June 25, 2007

School's Out

We finally dragged to the end of the school year on Friday. Math and language were holding us up, but we made it through a year of homeschooling.

Sunday I started planning for next year. Although I've been researching and thinking all year about what I like and what I don't like with this year's curriculum. I think the seven year old got a good first grade education, but I think if I did it all again I could do it better with even better books and materials.

For instance, although I think he got a good grounding in grammar from First Language Lessons, I was rather disgusted by the fact that the poems chosen for memorization were all revised and rewritten and they chose not use fine art for the picture studies. If children aren't learning the standard versions of poems then something is lost from cultural literacy. The kids are going to think they know and understand references, but they aren't. Next year I plan on using Primary Language Lessons by Emma Serl. I think it will provide much of the same stuff that I liked from the other book, but with more authentic texts. I'm not sure what we'll do for spelling. I may just have him write more and practice words that he has trouble with.

Last year we used Saxon Math 1 and again, I think my son got a good first grade education, but it took a lot of prep work on my part, even though the lessons were scripted, and although my son now claims to have loved every second of math, some days it was a challenge to get him actually to want to do his lessons. I think for next year we may switch to Math-U-See.

I'm not sure what I want to do for science. That was the subject I had the hardest time with this past year. Nothing clicked well with either of us.

History was my son's favorite subject throughout the year. We used The Story of the World and I liked it for the most part. Although I liked the writing in Hillyer's Child's History of the World a lot better. I'm trying to decide whether to switch from the Story of the World series by Susan Wise Bauer to a much older Story of the World series. It's still written in a narrative that will captivate the audience, but the writing is better. On the other hand, it doesn't have the handy maps and activity guide that the books designed to go with A Well-Trained Mind provide and I might miss those a lot.

For my four year old who will turn five in the fall and who learns in a very different way and doesn't do much of anything that she doesn't want to do, I think we'll be taking a different approach from that of her brother. I plan on using Five in a Row as the springboard for her Kindergarten studies with a heavy dose Waldorf-style meaningful activities (like cooking, cleaning and sewing) and the ritual of different activities based on the seasons.

We'll also start Latin this year, I hope, and maybe do a little passive German. I'm a bit embarrassed that I have not taught the kidlets any language at all.

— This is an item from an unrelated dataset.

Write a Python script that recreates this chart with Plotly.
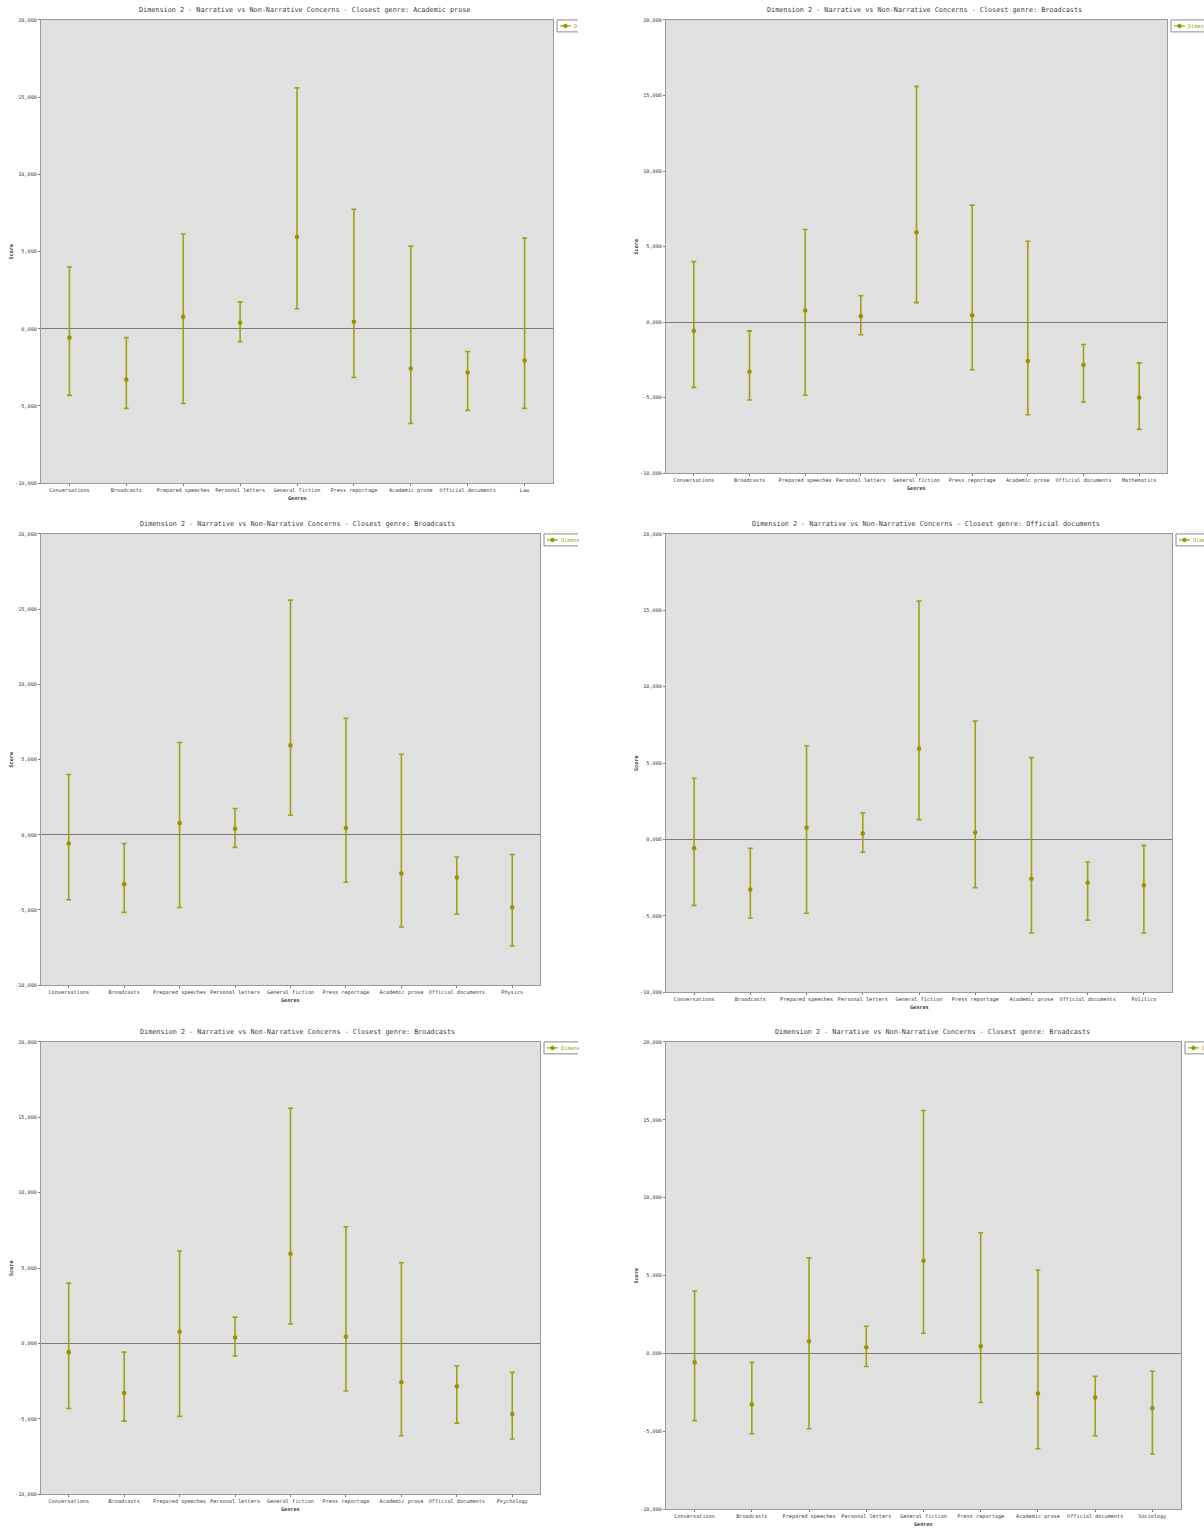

So that's my preliminary plan. The kids will probably continue taking swimming lessons and the four year old wants to take ballet. It will be interesting to see how things go when we start up again. But in the meantime, I'm enjoying a little break -- if you can call it that. As I type, the seven year old is sitting across from me making me teach him how to add large numbers that involve carrying digits.

Comments

Congrats on finishing up the year! DD officially finished at the end of May from the Charter school we use, but it didn't really change anything here since we don't generally use texts. But I did want to suggest that you try to get a hold of someone's Math U See books and take a good look at them. We had the Primer (Kinder) for dd and I had several problems with it - lots of repetition which we got around by skipping tons of pages, and a lack of problem solving. I looked at other grade levels and still found the thought process to be missing. The word problems followed the pattern that the other problems on the page followed, or even worse, provided the operation so all the kid needed to do was plug in the numbers and compute. DD also spent more time playing with the manipulatives than she did using them for math. It was nice in that she could watch it by herself. I picked up Singapore Math in case we decide to do text math next year. I LOVE their intensive practice workbook challenge problems. The one drawback to this program is that if you get and use all 3 books you will end up with too much busy work. I plan on picking and choosing which pages/problems we do if I do it.

I've added your SS ideas for next year to my list of things to check out. You have the same problems with SOTW as I do.

Posted by: Beth at June 25, 2007 07:06 PM

Wow - congratulations! It sounds as if it was a successful year, and like next year will be even better. From what you've said about your eldest, it may be difficult to keep ahead of him in a few years.

If the 4 year old wants to do "homework" on cleaning and cooking, or an intensive course in basic sewing, I would happily take her for a week or so :^). Reasoning and math skills can be learned in tons of things.